Making your seed files idempotent for an easier project setup
Getting an existing Rails project set on your machine can be a right hassle, and is often fraught with out-of-date docs and code. Chief among these is the db/seeds.rb
file, which receives a lot of attention at the outset, but is often neglected as the project progresses. This is particularly a problem if someone leaves the project for a while, and then returns to find that the database structure has moved on whilst they were away, and their dev data is now broken.

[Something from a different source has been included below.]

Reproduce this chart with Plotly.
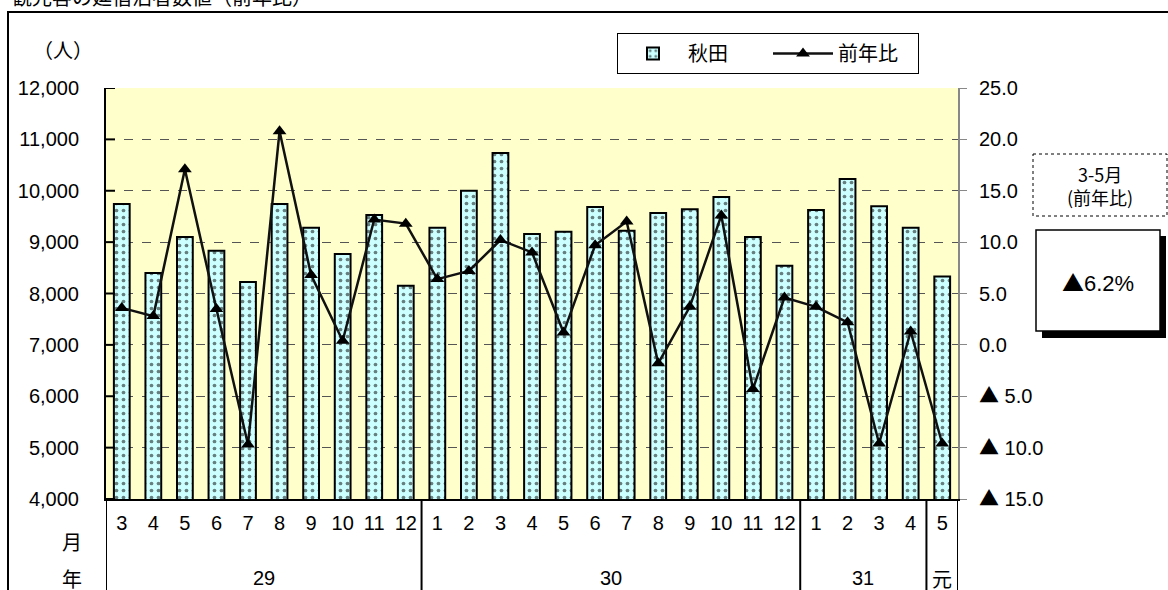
import plotly.graph_objects as go

months = ["3","4","5","6","7","8","9","10","11","12",
          "1","2","3","4","5","6","7","8","9","10","11","12",
          "1","2","3","4","5"]
years = ["29", "30", "31", "元"]
year_counts = [10, 12, 4, 1]
visitors = [9740, 8400, 9100, 8830, 8225, 9740, 9280, 8770, 9530, 8150,
            9280, 10000, 10735, 9160, 9200, 9685, 9220, 9565, 9640, 9880, 9100, 8540,
            9625, 10230, 9700, 9280, 8330]
yoy = [3.6, 2.8, 17.1, 3.5, -9.7, 20.8, 6.8, 0.4, 12.2, 11.8,
       6.4, 7.2, 10.2, 9.0, 1.2, 9.7, 12.0, -1.8, 3.7, 12.6, -4.3, 4.6,
       3.7, 2.2, -9.6, 1.3, -9.6]
y1_vals = [4000, 5000, 6000, 7000, 8000, 9000, 10000, 11000, 12000]
y2_vals = [25, 20, 15, 10, 5, 0, -5, -10, -15]
TRI = '<span style="font-family:Noto Sans CJK JP">▲</span>'
y2_text = ["25.0", "20.0", "15.0", "10.0", "5.0", "0.0",
           TRI + " 5.0", TRI + " 10.0", TRI + " 15.0"]
summary_label = "3-5月<br>(前年比)"
summary_value = TRI + "6.2%"

W, H = 1168, 590
L, R, T, B = 106, 958, 88, 499
FONT = "Liberation Sans, Arial, Noto Sans CJK JP, sans-serif"
JFONT = "Noto Sans CJK JP, sans-serif"

def px(x):
    return (x - L) / (R - L)

def py(y):
    return (B - y) / (B - T)

xs = list(range(len(months)))

fig = go.Figure()
fig.add_trace(go.Bar(
    x=xs, y=visitors, name="秋田",
    marker=dict(color="#CCFFFF", line=dict(color="black", width=2),
                pattern=dict(shape=".", fgcolor="black", bgcolor="#CCFFFF", size=7, solidity=0.22)),
    width=0.5,
))
fig.add_trace(go.Scatter(
    x=xs, y=yoy, name="前年比", yaxis="y2", mode="lines+markers",
    line=dict(color="#111111", width=2.5),
    marker=dict(symbol="triangle-up", size=12, color="black"),
))

shapes = []
annotations = []

# outer frame
shapes.append(dict(type="rect", xref="paper", yref="paper",
                   x0=px(8), x1=px(1180), y0=py(12), y1=py(600),
                   line=dict(color="black", width=2), fillcolor="rgba(0,0,0,0)", layer="below"))

# inside tick marks on the left axis
for v in y1_vals:
    shapes.append(dict(type="line", xref="paper", yref="y", x0=0, x1=px(115), y0=v, y1=v,
                       line=dict(color="black", width=2)))

# category group separators
bounds = [-0.5]
acc = -0.5
for c in year_counts:
    acc += c
    bounds.append(acc)
for b in bounds:
    shapes.append(dict(type="line", xref="x", yref="paper", x0=b, x1=b,
                       y0=0, y1=py(600), line=dict(color="black", width=2)))

# year labels
start = 0
for yr, c in zip(years, year_counts):
    center = start + (c - 1) / 2
    annotations.append(dict(x=center, y=py(578), xref="x", yref="paper", text=yr,
                            showarrow=False, xanchor="center",
                            font=dict(size=20, family=JFONT if yr == "元" else FONT, color="black"),
                            yanchor="middle"))
    start += c

annotations += [
    dict(x=px(72), y=py(541), xref="paper", yref="paper", text="月", showarrow=False,
         font=dict(size=20, family=JFONT, color="black"), xanchor="center", yanchor="middle"),
    dict(x=px(72), y=py(578), xref="paper", yref="paper", text="年", showarrow=False,
         font=dict(size=20, family=JFONT, color="black"), xanchor="center", yanchor="middle"),
    dict(x=px(63), y=py(50), xref="paper", yref="paper", text="（人）", showarrow=False,
         font=dict(size=20, family=JFONT, color="black"), xanchor="center", yanchor="middle"),
    dict(x=px(10), y=py(-4), xref="paper", yref="paper", text="観光客の延宿泊者数値（前年比）", showarrow=False,
         font=dict(size=20, family=JFONT, color="black"), xanchor="left", yanchor="middle"),
]

# summary boxes
shapes.append(dict(type="rect", xref="paper", yref="paper",
                   x0=px(1033), x1=px(1167), y0=py(154), y1=py(216),
                   line=dict(color="black", width=1, dash="dot"), fillcolor="white"))
annotations.append(dict(x=px(1100), y=py(185), xref="paper", yref="paper", text=summary_label,
                        showarrow=False, align="center", xanchor="center",
                        font=dict(size=18, family=JFONT, color="black"), yanchor="middle"))
shapes.append(dict(type="rect", xref="paper", yref="paper",
                   x0=px(1042), x1=px(1166), y0=py(236), y1=py(338),
                   line=dict(color="black", width=0), fillcolor="black"))
shapes.append(dict(type="rect", xref="paper", yref="paper",
                   x0=px(1036), x1=px(1160), y0=py(230), y1=py(331),
                   line=dict(color="black", width=1.5), fillcolor="white"))
annotations.append(dict(x=px(1098), y=py(281), xref="paper", yref="paper", text=summary_value,
                        showarrow=False, xanchor="center",
                        font=dict(size=22, family=FONT, color="black"), yanchor="middle"))

fig.update_layout(
    width=W, height=H,
    margin=dict(l=L, r=W - R, t=T, b=H - B, pad=0),
    paper_bgcolor="white", plot_bgcolor="#FFFFCC",
    font=dict(family=FONT, size=20, color="black"),
    showlegend=True,
    legend=dict(orientation="h", x=px(617), y=py(33), xanchor="left", yanchor="top",
                bordercolor="black", borderwidth=1, bgcolor="white",
                font=dict(size=20, family=JFONT), itemwidth=60, entrywidth=75,
                traceorder="normal"),
    xaxis=dict(range=[-0.5, len(months) - 0.5], tickmode="array", tickvals=xs, ticktext=months,
               showgrid=False, showline=True, linecolor="black", linewidth=2, ticks="",
               ticklabelstandoff=5, zeroline=False, tickfont=dict(size=20)),
    yaxis=dict(range=[4000, 12000], tickmode="array", tickvals=y1_vals, tickformat=",d",
               showline=True, linecolor="black", linewidth=2,
               ticks="outside", ticklen=21, tickcolor="rgba(0,0,0,0)", showgrid=True,
               gridcolor="#555555", griddash="dash", gridwidth=1, zeroline=False,
               tickfont=dict(size=20)),
    yaxis2=dict(range=[-15, 25], overlaying="y", side="right", tickmode="array",
                tickvals=y2_vals, ticktext=y2_text, showgrid=False, zeroline=False,
                showline=True, linecolor="#888888", linewidth=2, ticks="outside", ticklen=7,
                tickcolor="#888888", ticklabelstandoff=8, tickfont=dict(size=20)),
    bargap=0.5,
    shapes=shapes, annotations=annotations,
)

fig.write_html("out.html", config={"displayModeBar": False},
               post_script="document.body.style.margin='0';")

Obviously, keeping the seeds file up-to-date is a developer-discipline issue, but I’ve found it to be a great help to have an idempotent seed file, which can be run and re-run every time someone git pull
s the project.
Idempotent?
Idempotent is one of those great computer-sciencey words to throw about, and probably misused a fair bit. Strictly speaking, it’s a mathematical term that means that something remains the same when some operation is applied to it, using itself as input (for example, 1 x 1
is still 1). In computer circles, it’s generally come to mean an operation that can be performed multiple times with the same outcome each time.
Standard seeds file often fit this description – consider the Rails default example:
cities = City.create([{ name: 'Chicago' }, { name: 'Copenhagen' }])
Mayor.create(name: 'Emanuel', city: cities.first)
If you ran that multiple times, you’d either end up with multiple City
and Mayor
records (there’s only one Copenhagen!), or a validation error that may or may not halt execution halfway-through.
A fix
To make this seed file idempotent, we only need to make a minor change – instead of using create
, we switch over to find_or_create_by
, which (as the name suggests) will first look in the database for a record matching the attributes hash we give it, or create a new record with those same attributes, returning the record in either situation.
So, for our default seed file (further updated since find_or_create_by
can’t handle arrays like create
, but I’d argue this revision is a littler clearer):
chicago = City.find_or_create_by(name: 'Chicago')
copenhagen = City.find_or_create_by(name: 'Copenhagen')
Mayor.find_or_create_by(name: 'Emanuel', city: chicago)
Generally, most records will have some column(s) that uniquely identify them, with the content of the other columns not being so important. For those cases, we can pass a block to find_or_create_by
, which will yield the record for adding attributes if no record is found:
City.find_or_create_by(name: 'Chicago') do |city|
# This only runs when creating a new record (before it's saved)
city.population = 2_719_000 # an example column that likely to change, and doesn't uniquely identify the record
end
For passing a simple hash of attributes, we can also use create_with
as an alternative:
City.create_with(population: 2_719_000).find_or_create_by(name: 'Chicago')
Revising data
Of course, this strategy falls down if we need to change the seed data in some way – e.g. changing the spelling of mayor’s name, or the city that he’s mayor of – since we won’t create the revised record as the original already exists. We could chain an update_attributes
or two onto the new/found records, or start the seed file by deleting out-of-date records, but that’d probably get messy fast.
In these cases, a custom Rake task is probably a better approach, especially since you’re most likely writing one to migrate your production data anyway. They do have the downside of having pass on a list of tasks to your teammates of Rake tasks to run in a certain order, but hopefully this list won’t get too long! If it does, the aforementioned teammate may be better off dropping their copy of their database and starting afresh.
Conclusion
I hope this helps make your project setup a little easier – making your processes idempotent is generally a good thing to do (e.g. email-sending ActiveJobs, payment processing gateways), and I’ve certainly found that to be the case with seed files.